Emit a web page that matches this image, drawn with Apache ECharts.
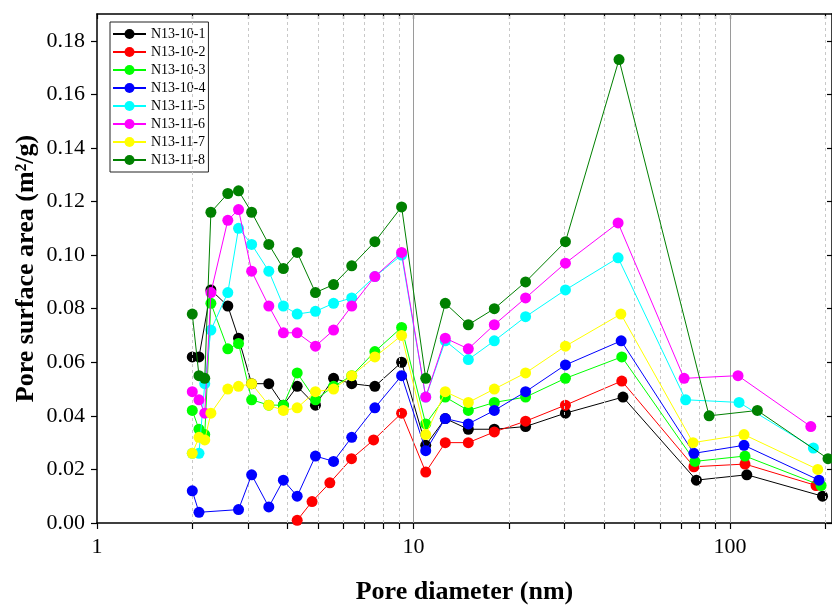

* * *

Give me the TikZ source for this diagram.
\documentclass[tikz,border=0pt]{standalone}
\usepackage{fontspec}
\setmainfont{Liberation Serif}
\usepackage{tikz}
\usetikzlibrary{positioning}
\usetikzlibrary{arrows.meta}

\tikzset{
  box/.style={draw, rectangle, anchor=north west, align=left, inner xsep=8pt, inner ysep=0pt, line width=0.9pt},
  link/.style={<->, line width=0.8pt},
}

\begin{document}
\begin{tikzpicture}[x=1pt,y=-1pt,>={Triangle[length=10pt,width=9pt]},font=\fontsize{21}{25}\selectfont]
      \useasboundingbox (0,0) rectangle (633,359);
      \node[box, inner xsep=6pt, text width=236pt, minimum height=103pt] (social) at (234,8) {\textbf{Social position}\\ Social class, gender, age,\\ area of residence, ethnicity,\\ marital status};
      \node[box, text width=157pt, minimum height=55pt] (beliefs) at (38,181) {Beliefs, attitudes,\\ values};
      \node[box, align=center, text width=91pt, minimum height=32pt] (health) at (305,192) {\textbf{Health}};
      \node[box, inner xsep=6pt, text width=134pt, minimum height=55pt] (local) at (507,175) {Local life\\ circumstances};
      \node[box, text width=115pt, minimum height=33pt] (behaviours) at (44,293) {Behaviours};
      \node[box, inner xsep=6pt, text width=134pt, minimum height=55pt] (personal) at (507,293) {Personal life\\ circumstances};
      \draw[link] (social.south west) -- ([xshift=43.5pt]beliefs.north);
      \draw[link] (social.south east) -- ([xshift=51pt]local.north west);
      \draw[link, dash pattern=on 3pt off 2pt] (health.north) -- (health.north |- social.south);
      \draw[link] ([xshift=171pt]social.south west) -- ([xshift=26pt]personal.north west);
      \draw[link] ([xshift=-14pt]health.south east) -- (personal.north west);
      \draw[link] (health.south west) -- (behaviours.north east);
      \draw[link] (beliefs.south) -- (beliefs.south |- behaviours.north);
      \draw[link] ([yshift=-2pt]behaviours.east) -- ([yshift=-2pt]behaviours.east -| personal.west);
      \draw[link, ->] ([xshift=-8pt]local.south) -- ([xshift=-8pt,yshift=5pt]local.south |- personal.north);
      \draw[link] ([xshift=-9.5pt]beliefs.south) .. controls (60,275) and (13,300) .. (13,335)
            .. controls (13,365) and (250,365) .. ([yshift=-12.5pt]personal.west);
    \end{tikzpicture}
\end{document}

==

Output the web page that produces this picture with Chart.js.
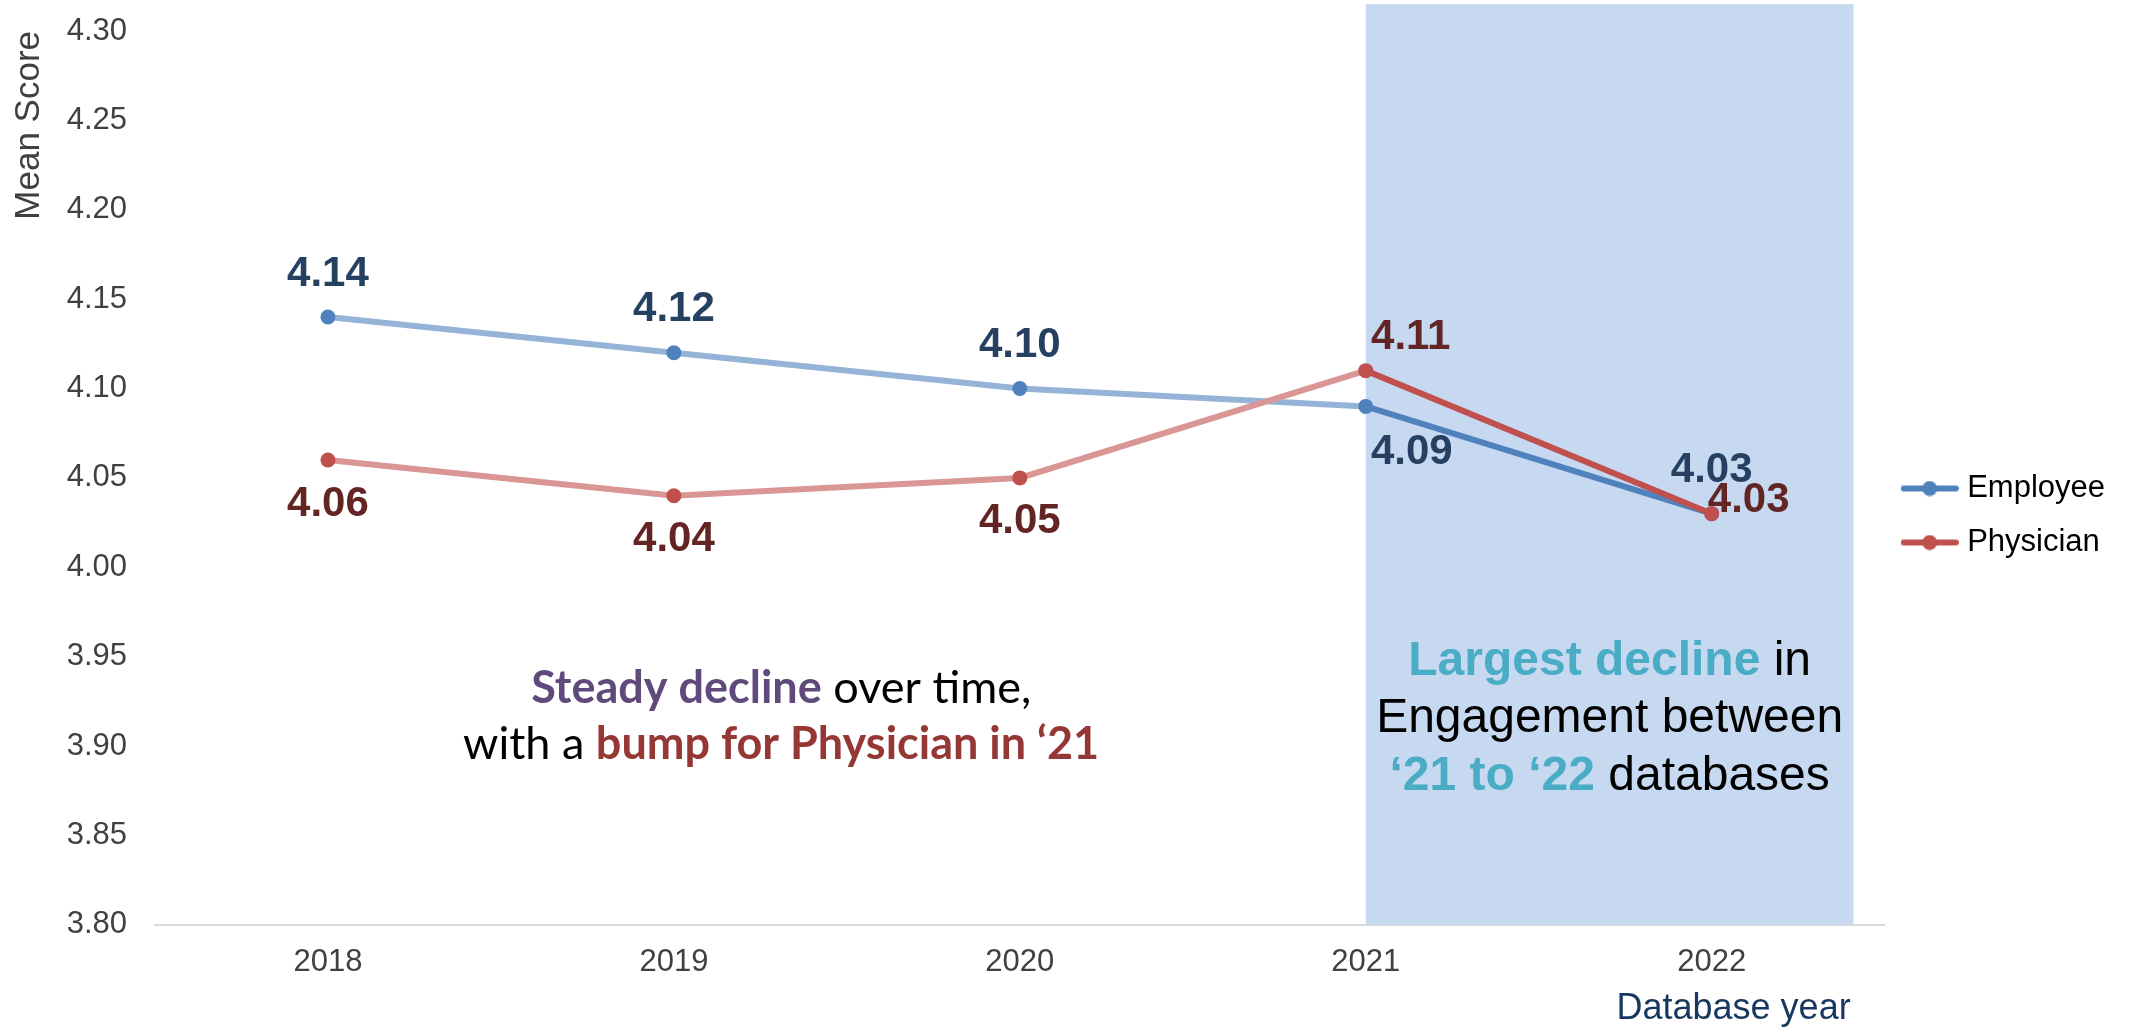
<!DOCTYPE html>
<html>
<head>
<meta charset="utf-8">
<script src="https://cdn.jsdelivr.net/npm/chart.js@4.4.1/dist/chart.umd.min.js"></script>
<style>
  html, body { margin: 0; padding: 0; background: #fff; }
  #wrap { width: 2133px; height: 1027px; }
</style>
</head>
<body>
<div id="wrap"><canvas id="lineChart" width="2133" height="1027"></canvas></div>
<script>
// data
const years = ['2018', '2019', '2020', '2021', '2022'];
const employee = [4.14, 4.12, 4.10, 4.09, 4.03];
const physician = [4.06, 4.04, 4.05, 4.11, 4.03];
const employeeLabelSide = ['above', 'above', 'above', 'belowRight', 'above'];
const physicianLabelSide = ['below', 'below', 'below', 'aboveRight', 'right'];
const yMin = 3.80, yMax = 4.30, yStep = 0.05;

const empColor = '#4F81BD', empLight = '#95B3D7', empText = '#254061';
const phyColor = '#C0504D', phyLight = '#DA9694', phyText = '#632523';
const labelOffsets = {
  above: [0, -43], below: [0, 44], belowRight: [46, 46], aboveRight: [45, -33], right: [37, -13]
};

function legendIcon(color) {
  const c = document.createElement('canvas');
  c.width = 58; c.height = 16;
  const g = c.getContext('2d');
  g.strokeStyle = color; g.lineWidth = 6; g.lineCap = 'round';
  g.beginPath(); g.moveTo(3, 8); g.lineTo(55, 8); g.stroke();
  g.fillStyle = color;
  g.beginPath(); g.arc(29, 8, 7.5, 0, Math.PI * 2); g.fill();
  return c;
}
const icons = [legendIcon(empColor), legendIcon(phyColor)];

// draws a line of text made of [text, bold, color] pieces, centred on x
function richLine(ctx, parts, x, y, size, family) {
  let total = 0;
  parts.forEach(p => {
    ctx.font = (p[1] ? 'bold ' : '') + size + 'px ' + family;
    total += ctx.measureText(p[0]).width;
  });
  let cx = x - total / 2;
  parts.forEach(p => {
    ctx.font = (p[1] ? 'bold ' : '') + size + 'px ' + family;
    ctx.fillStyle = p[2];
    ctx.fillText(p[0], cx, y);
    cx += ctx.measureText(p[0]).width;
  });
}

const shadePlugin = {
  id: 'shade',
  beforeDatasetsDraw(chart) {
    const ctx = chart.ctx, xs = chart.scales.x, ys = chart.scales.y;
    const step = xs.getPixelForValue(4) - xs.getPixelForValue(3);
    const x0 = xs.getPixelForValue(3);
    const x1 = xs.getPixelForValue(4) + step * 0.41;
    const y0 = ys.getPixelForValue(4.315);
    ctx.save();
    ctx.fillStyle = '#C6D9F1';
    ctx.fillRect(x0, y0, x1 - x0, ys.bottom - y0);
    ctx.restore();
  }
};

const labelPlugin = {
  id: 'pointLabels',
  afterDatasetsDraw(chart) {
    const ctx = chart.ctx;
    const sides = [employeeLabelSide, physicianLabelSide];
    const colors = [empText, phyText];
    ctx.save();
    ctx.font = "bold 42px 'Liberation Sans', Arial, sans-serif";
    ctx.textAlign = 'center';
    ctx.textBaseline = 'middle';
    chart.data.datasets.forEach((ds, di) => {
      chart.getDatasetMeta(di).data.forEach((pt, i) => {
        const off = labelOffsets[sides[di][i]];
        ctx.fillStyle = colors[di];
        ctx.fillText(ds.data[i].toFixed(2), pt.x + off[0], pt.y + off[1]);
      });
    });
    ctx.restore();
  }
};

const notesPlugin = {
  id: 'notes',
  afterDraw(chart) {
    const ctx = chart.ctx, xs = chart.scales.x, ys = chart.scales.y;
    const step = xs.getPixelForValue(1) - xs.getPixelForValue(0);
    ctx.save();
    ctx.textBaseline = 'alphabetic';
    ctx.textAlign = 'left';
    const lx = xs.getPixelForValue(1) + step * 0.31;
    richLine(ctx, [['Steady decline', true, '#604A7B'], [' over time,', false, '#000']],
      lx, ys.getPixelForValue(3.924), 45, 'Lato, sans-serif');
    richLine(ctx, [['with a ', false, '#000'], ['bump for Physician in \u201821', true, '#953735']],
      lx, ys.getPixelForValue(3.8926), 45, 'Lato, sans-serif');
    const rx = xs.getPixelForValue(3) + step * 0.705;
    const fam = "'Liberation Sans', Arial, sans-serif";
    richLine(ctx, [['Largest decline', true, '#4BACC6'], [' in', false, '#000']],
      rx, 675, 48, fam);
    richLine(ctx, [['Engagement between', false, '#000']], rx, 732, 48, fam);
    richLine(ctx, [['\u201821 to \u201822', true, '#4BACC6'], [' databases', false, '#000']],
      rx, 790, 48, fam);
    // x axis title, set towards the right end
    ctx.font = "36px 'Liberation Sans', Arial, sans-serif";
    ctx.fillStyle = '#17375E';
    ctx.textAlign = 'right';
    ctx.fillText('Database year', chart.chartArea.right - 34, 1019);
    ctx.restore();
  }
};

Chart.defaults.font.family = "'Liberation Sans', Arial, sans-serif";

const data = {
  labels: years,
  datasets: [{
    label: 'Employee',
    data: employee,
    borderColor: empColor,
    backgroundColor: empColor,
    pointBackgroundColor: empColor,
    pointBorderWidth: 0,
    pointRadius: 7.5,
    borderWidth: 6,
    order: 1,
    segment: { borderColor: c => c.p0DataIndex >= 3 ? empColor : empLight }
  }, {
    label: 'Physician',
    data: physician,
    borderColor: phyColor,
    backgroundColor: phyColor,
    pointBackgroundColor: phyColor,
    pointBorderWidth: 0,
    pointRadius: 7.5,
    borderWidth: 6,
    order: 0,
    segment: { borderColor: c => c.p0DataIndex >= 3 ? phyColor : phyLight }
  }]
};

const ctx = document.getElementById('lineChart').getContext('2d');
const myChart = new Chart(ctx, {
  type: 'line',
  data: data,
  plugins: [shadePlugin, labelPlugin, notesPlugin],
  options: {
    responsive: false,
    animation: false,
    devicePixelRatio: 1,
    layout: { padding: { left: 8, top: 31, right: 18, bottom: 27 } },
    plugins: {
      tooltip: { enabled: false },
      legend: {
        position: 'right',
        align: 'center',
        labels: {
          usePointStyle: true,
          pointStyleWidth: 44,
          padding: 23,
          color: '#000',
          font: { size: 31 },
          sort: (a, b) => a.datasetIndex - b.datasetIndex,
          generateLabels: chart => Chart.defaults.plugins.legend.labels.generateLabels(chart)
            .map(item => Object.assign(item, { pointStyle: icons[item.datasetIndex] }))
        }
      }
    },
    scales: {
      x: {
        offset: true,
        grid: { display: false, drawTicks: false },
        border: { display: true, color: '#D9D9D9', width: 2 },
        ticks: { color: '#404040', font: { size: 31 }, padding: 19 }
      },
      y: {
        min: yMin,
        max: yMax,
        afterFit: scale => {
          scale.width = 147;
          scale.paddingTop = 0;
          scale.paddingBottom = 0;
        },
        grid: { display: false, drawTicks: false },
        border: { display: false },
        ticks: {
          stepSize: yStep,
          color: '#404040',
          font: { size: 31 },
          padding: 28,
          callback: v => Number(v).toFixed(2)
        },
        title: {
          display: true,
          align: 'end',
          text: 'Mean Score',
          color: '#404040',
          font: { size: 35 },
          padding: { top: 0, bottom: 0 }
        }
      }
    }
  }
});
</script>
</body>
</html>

| PROBLEM DESCRIPTION |
Give back exactly the lines from the one containing "Output the web" to the one containing "const yMin = 3.80, yMax = 4.30, yStep = 0.05;", both included, and no pictures.

| RESPONSE FOR THIS EXERCISE |
Output the web page that produces this picture with Chart.js.
<!DOCTYPE html>
<html>
<head>
<meta charset="utf-8">
<script src="https://cdn.jsdelivr.net/npm/chart.js@4.4.1/dist/chart.umd.min.js"></script>
<style>
  html, body { margin: 0; padding: 0; background: #fff; }
  #wrap { width: 2133px; height: 1027px; }
</style>
</head>
<body>
<div id="wrap"><canvas id="lineChart" width="2133" height="1027"></canvas></div>
<script>
// data
const years = ['2018', '2019', '2020', '2021', '2022'];
const employee = [4.14, 4.12, 4.10, 4.09, 4.03];
const physician = [4.06, 4.04, 4.05, 4.11, 4.03];
const employeeLabelSide = ['above', 'above', 'above', 'belowRight', 'above'];
const physicianLabelSide = ['below', 'below', 'below', 'aboveRight', 'right'];
const yMin = 3.80, yMax = 4.30, yStep = 0.05;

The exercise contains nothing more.